According to Ms Wolfe, she had not spoken with her friend in several years, but Ms Dauphinais reached out to sympathise over a post Ms Wolfe had made on Snapchat complaining about her teenager's attitude.
“I call him the next Ted Bundy and Jeffrey Dahmer,” Ms Dauphinais wrote about her five-year-old son Elijah Lewis. “It’s so sad but I have no connection with this child.”
Ms Dauphinais told Ms Wolfe that she had been keeping Elijah in his room because she could not "trust him anymore," and suggested the boy would play in his own faeces and urinate on his clothes and bed.
“He’s been getting worse and worse,” she told Ms Wolfe. “I want him gone. I can’t handle it anymore.”
She described life with her son as a "nightmare that I can't wake up from."
The boy had been living with his mother for less than a year. Before moving in with his mother, he had lived with his father, but was sent away for reasons that are still unclear. According to the newspaper, Elijah's father had previously called his ex-wife "violent and impulsive" and claimed she had "a history of domestic violence and substance abuse."

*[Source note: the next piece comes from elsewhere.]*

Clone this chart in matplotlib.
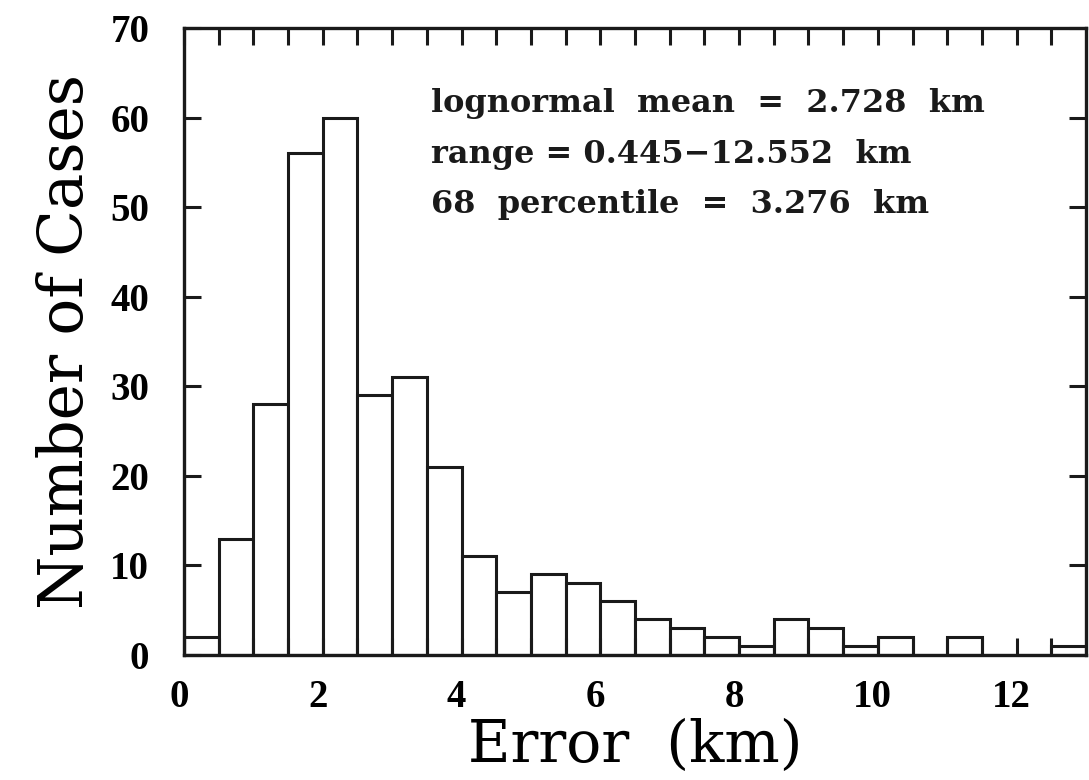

New Hampshire authorities began searching for Elijah on 14 October, though his mother had not reported him missing prior to that date.
Law enforcement searched five states for the boy, eventually discovering his body in the woods in Massachusetts on 23 October. Days prior, on 17 October, Ms Dauphinais and her boyfriend, Joseph Stapf, were arrested and charged with witness tampering and child endangerment.
“The witness tampering charges allege that they each asked other people to lie about Elijah and where he was living, knowing that child protection service workers were searching for Elijah,” local authorities said in a statement on 17 October. “The endangerment charge alleges that they violated a duty of care, protection or support for Elijah.”
Ms Wolfe said she forgot about the messages until she saw news reports that Elijah was missing. She then sent the texts to a relative a day before Ms Dauphinais' arrest. The family member reportedly forwarded the texts to the police. According to Ms Wolfe, she was never questioned about the messages.
Ms Dauphinais and Mr Stapf have pleaded not guilty, and have not been charged with the murder of or in connection with Elijah's death. The boy's cause of death has yet to be determined.